The Sports Page and the Common Good: On Painting Journalist Dave Zirin

Journalist and author Dave Zirin. (Portrait by Robert Shetterly / americanswhotellthetruth.org)

The Sports Page and the Common Good: On Painting Journalist Dave Zirin

Editor's note: The artist's essay that follows accompanies the 'online unveiling'--exclusive to Common Dreams--of Shetterly's latest painting in his "Americans Who Tell the Truth" portrait series, presenting citizens throughout U.S.

Editor's note: The artist's essay that follows accompanies the 'online unveiling'--exclusive to Common Dreams--of Shetterly's latest painting in his "Americans Who Tell the Truth" portrait series, presenting citizens throughout U.S. history who have courageously engaged in the social, environmental, or economic issues of their time.This painting of sports journalist Dave Zirin is his latest portrait of those who have dedicated their lives to exposing and critiquing systems of power while championing the common good. Posters of this portrait and others are now available at the artist's website.

"Racism is not about hurtful words, bruised feelings, political correctness, or refusing to call short people 'vertically challenged.' Racism is about the power to treat entire groups of people as something less than human--for the benefit of that power. That's why a Native American sports mascot is far from harmless." --Dave Zirin

A few years ago I wrote the following in an essay for Common Dreams in response to the Super Bowl:

"It would be hard to imagine any ardent advocate of the military/industrial complex not reveling in what the Super Bowl has become--a veritable marketing orgy of violence and consumption--advertisers spending millions per minute to pander to our desire to own more stuff while fighter jets roar overhead reminding us of how the right-to-stuff is protected. Why must a football game become a vehicle for materialism and the power that defends it?"

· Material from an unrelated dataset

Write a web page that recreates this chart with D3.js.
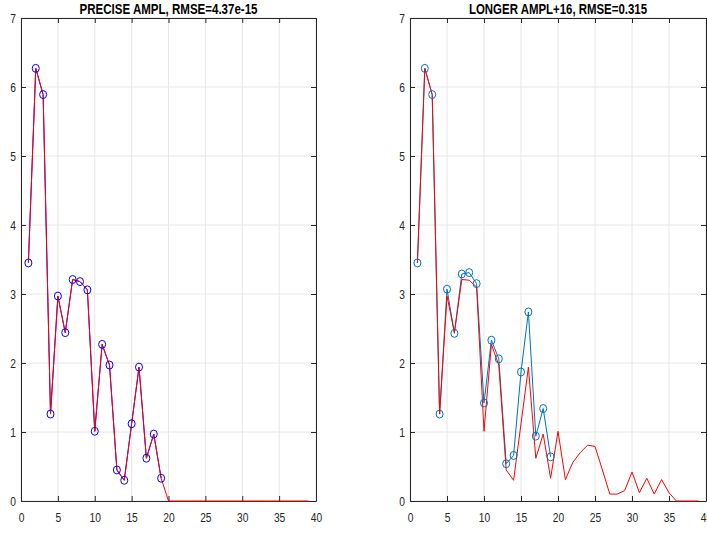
<!DOCTYPE html>
<html>
<head>
<meta charset="utf-8">
<script src="https://cdn.jsdelivr.net/npm/d3@7"></script>
<style>
  body { margin: 0; background: #fff; }
  svg { display: block; }
  .tick text { font-family: "Liberation Sans Narrow", "Arial Narrow", "Liberation Sans", sans-serif; font-size: 12.5px; fill: #262626; }
</style>
</head>
<body>
<svg width="707" height="533"></svg>
<script>

// x = 1..39, original samples (circles) on 1..19
var idxShort = d3.range(1, 20);
var idxLong = d3.range(1, 40);

// left: precise amplitudes
var preciseAmpl = [3.45, 6.27, 5.89, 1.26, 2.97, 2.44, 3.21, 3.18, 3.06, 1.01,
                   2.27, 1.97, 0.45, 0.30, 1.12, 1.94, 0.62, 0.97, 0.33];
var preciseRecon = [3.45, 6.27, 5.89, 1.26, 2.97, 2.44, 3.21, 3.18, 3.06, 1.01,
                    2.27, 1.97, 0.45, 0.30, 1.12, 1.94, 0.62, 0.97, 0.33, 0,
                    0, 0, 0, 0, 0, 0, 0, 0, 0, 0,
                    0, 0, 0, 0, 0, 0, 0, 0, 0];

// right: longer amplitudes (+16)
var longerAmpl = [3.45, 6.27, 5.89, 1.26, 3.07, 2.43, 3.29, 3.31, 3.15, 1.42,
                  2.33, 2.06, 0.54, 0.66, 1.87, 2.74, 0.94, 1.34, 0.64];
var longerRecon = [3.45, 6.27, 5.89, 1.26, 2.97, 2.44, 3.21, 3.20, 3.10, 1.01,
                   2.27, 1.97, 0.45, 0.30, 1.12, 1.94, 0.62, 0.97, 0.33, 1.01,
                   0.31, 0.56, 0.70, 0.81, 0.79, 0.45, 0.10, 0.10, 0.15, 0.42,
                   0.12, 0.33, 0.10, 0.31, 0.12, 0, 0, 0, 0];

var xTicks = [0, 5, 10, 15, 20, 25, 30, 35, 40];
var yTicks = [0, 1, 2, 3, 4, 5, 6, 7];

var svg = d3.select("svg");
var fontTitle = '"Liberation Sans Narrow", "Arial Narrow", "Liberation Sans", sans-serif';

function panel(left, right, title, ampl, recon, markColor) {
  var top = 18, bottom = 501;
  var x = d3.scaleLinear().domain([0, 40]).range([left, right]);
  var y = d3.scaleLinear().domain([0, 7]).range([bottom, top]);
  var g = svg.append("g");

  // grid
  g.selectAll(".gx").data(xTicks).enter().append("line")
    .attr("x1", function(d) { return x(d); }).attr("x2", function(d) { return x(d); })
    .attr("y1", top).attr("y2", bottom)
    .attr("stroke", "#e6e6e6").attr("stroke-width", 1);
  g.selectAll(".gy").data(yTicks).enter().append("line")
    .attr("y1", function(d) { return y(d); }).attr("y2", function(d) { return y(d); })
    .attr("x1", left).attr("x2", right)
    .attr("stroke", "#e6e6e6").attr("stroke-width", 1);

  // axes
  var ax = g.append("g").attr("transform", "translate(0," + bottom + ")")
    .call(d3.axisBottom(x).tickValues(xTicks).tickFormat(d3.format("d"))
      .tickSizeInner(-5).tickSizeOuter(0).tickPadding(12));
  var ay = g.append("g").attr("transform", "translate(" + left + ",0)")
    .call(d3.axisLeft(y).tickValues(yTicks).tickFormat(d3.format("d"))
      .tickSizeInner(-5).tickSizeOuter(0).tickPadding(5));
  g.append("g").attr("transform", "translate(0," + top + ")")
    .call(d3.axisTop(x).tickValues(xTicks).tickSizeInner(-5).tickSizeOuter(0).tickFormat(""));
  g.append("g").attr("transform", "translate(" + right + ",0)")
    .call(d3.axisRight(y).tickValues(yTicks).tickSizeInner(-5).tickSizeOuter(0).tickFormat(""));
  g.selectAll(".domain").attr("stroke", "#262626");
  g.selectAll(".tick line").attr("stroke", "#262626");

  // narrow the tick labels like the condensed original font
  ax.selectAll(".tick text").each(function() {
    d3.select(this).attr("transform", "scale(0.82,1)");
  });
  ay.selectAll(".tick text").attr("transform", "scale(0.82,1)")
    .attr("x", -5 / 0.82);

  // data
  var line = d3.line()
    .x(function(d, i) { return x(i + 1); })
    .y(function(d) { return y(d); });

  g.append("path").datum(ampl)
    .attr("d", line).attr("fill", "none")
    .attr("stroke", markColor).attr("stroke-width", 1);

  g.append("path").datum(recon)
    .attr("d", line).attr("fill", "none")
    .attr("stroke", "#ff0000").attr("stroke-width", 1);

  g.selectAll(".mk").data(ampl).enter().append("ellipse")
    .attr("cx", function(d, i) { return x(i + 1); })
    .attr("cy", function(d) { return y(d); })
    .attr("rx", 3.5).attr("ry", 4)
    .attr("fill", "none").attr("stroke", markColor).attr("stroke-width", 1);

  svg.append("text")
    .attr("x", (left + right) / 2).attr("y", 14)
    .attr("text-anchor", "middle")
    .attr("textLength", 178).attr("lengthAdjust", "spacingAndGlyphs")
    .style("font-family", fontTitle).style("font-weight", "bold").style("font-size", "15px")
    .attr("fill", "#000")
    .text(title);
}

panel(21, 316, "PRECISE AMPL, RMSE=4.37e-15", preciseAmpl, preciseRecon, "#0000ff");
panel(410, 706, "LONGER AMPL+16, RMSE=0.315", longerAmpl, longerRecon, "#0072bd");

</script>
</body>
</html>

I had been particularly incensed because just prior to the start of the game a short video was shown narrated by the actor Michael Douglass creating a timeline of iconic American moments. Beginning with the Statue of Liberty, the video flashed images of suffragists marching, an image from the Dust Bowl, Lindbergh, FDR speaking, Amelia Earhart, a landing craft at D-day, the flag raising at Iwo Jima, Rosa Parks, JFK at his inaugural saying, "Ask not....," MLK, Jr. intoning, "I have a dream...," Muhammad Ali gesticulating over a downed opponent, the moon landing, John Lennon's image on a peace poster, Ronald Reagan smiling, someone pick axing the Berlin Wall, the Challenger lifting off, the floods of Katrina, the flag raising at 9/11, Ray Charles... I'm sure I've missed a few.

The video's timeline ended at Super Bowl XLV, as if all our history was leading to this moment, the Super Bowl being another pinnacle of our history on a par with the struggle for civil rights or D-Day. Maybe the point was that the Super Bowl was the pinnacle of our history, the culmination of the quest for freedom. While recognizing how the Super Bowl wallows in materialism and militarism, it's worthwhile remembering that Dr. King identified three traits of US culture that are leading us to spiritual death--racism, materialism and militarism. The unspoken message of the video was that freedom is materialism and militarism, is corporate power expressed equally through the actions of Halliburton, Exxon, and Rosa Parks.

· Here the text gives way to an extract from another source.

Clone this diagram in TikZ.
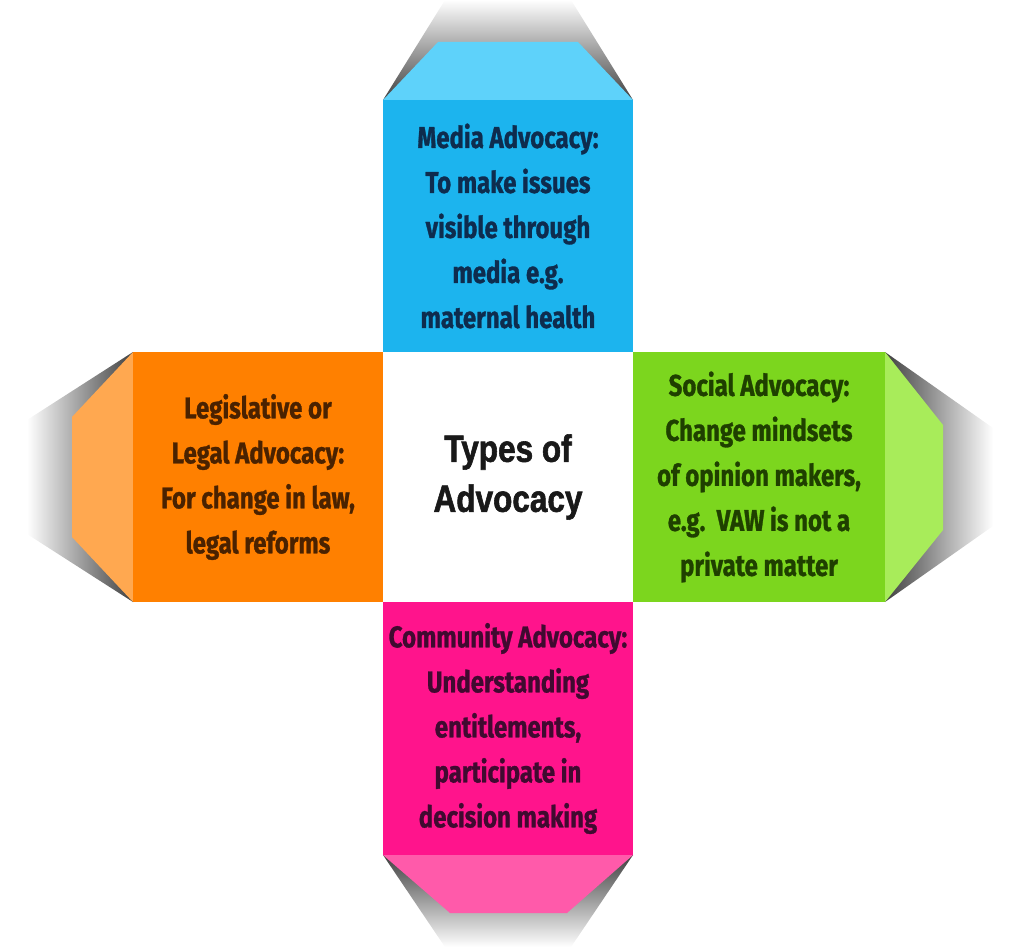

As I watched this video and ranted at the television, I did not yet know that there was a journalist in this country who had been covering that story - the conflation of sports with money, materialism, militarism, corporatism, and the status quo--for many years. That man is Dave Zirin.

Until I read Zirin's book, "A People's History of Sports in the United States," I had not realized how long, and to what degree, the powers that control the sports world had been claiming to be apolitical while the truth was very different. Nor had I realized how many athletes had stood against those powers to demand women's equality, civil rights, gender rights, social justice, and peace.

Zirin says, for example, "Though Boston fans for decades complained about the 'curse of the Bambino,' the curse of racism in fact had a far greater effect." Red Sox owners had refused to field black players when the other teams did and their racism seriously handicapped them.

He talks a lot about racism in sports, and the quote that is on his portrait is very important in that regard--first, for acknowledging the relationship between racism and power, and, second, encouraging us to think more deeply about the use of Native American names for teams.

So many of us are involved in sports in one way or another and want to love the games, the competition. And we should. But because we want to hold onto a kind of purity in our relation to the sports, to the players and teams we admire, we allow ourselves to ignore the social and economic issues that are part of the fabric of the sports world.

We enjoy seeing our children play these games, but so often, instead of just building character, the world of professional sports is also infusing support for unquestioned militarism, unfettered materialism, and compartmentalization. As a result, our lives as athletes or fans are put at odds with our lives as citizens with perilous impacts on society. Dave Zirin explores those manipulations like no one else, exposes the corporate forces that prefer silence, and honors the athletes with the courage to speak. For that reason I needed to paint his portrait.